Shopping centre in Cambridge

The Grafton centre is a covered shopping centre in the east of central Cambridge, England. It is one of the three main shopping centres in Cambridge, with Lion Yard and Grand Arcade in the city's centre.
The Centre dominates Fitzroy Street and Burleigh Street. The main footprint is linear, running from east to west. It has three atria, the eastern one being the largest. The mall is laid out across two storeys with some of the shops having more than one storey.

Currently more than thirty years old, the Grafton Centre underwent a £30m refurbishment programme in 2017 after being bought by Legal & General for £99m. It has since been sold to Trinity Investment Management for £61.4m.

The main retail stores include Boots and Next. Until its closure in 2021, Debenhams was the largest store in the centre. It also has its own five-bay bus stop, a food court and two multi-storey car parks, with capacity for 1100 vehicles.

Unusually for a shopping centre of its type, the site includes a number of council flats at its western and northern edges.

==History==
Initial plans for a shopping centre on the site of the Grafton date to the 1950 Holford-Wright Report on the planning of Cambridge.

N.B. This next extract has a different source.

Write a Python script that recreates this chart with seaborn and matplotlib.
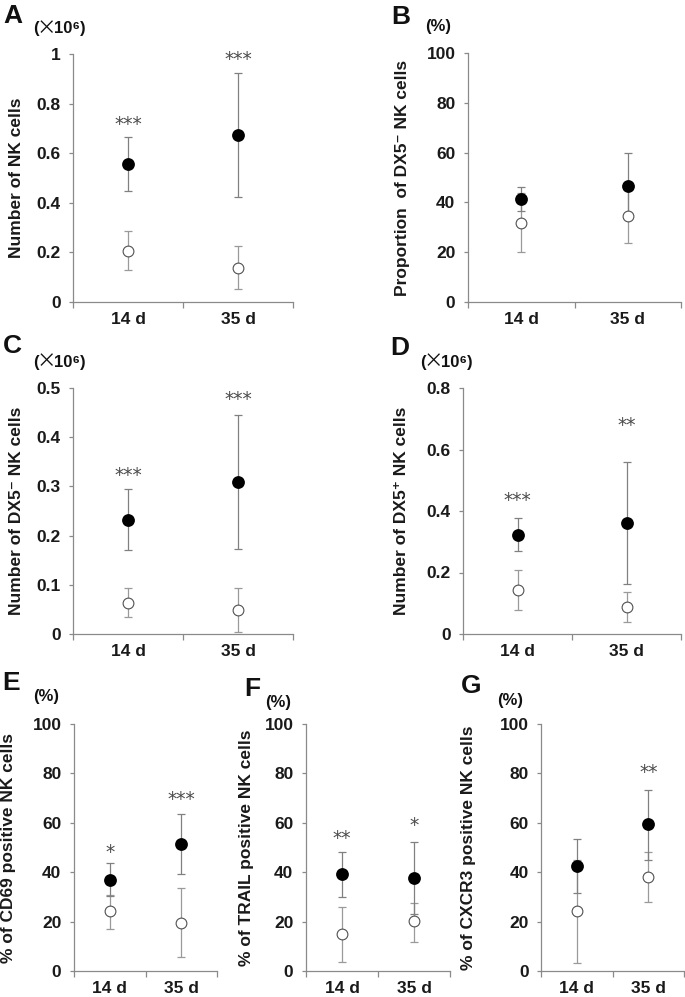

In 1973, plans by architects Richard Rogers and Renzo Piano, later famed for their Pompidou Centre in Paris, were approved by the city council. They were later rejected due to budgetary concerns.

Grosvenor Developments took on development from 1978, constructing the Grafton through the early 1980s. It was opened by Queen Elizabeth II in 1984.

During the preceding decade, plans for the development of this approximately "kite"-shaped area of land (at that time dominated by terraced houses dating from the tail end of the previous century, and extensively used for student lodgings) were met with controversy and opposition. During a decade dominated by national indebtedness and economic decline, with investment funds in short supply, progress towards commencement of the development was slow.

In 2016 the centre was bought by Legal & General for £99m. In 2017 a £28.5m refurbishment programme was conducted. The refurbishment largely failed to attract more business, with issues compounded by the COVID-19 pandemic, and the site was put on sale in 2021.

In August 2022, Trinity Investment Management, backed by Angelo Gordon, completed the acquisition of The Grafton shopping centre from Legal & General's LGIM Real Assets for £61.4 million, representing a 50% loss of value in 5 years. Proposed uses for the site include redevelopment for life sciences laboratories.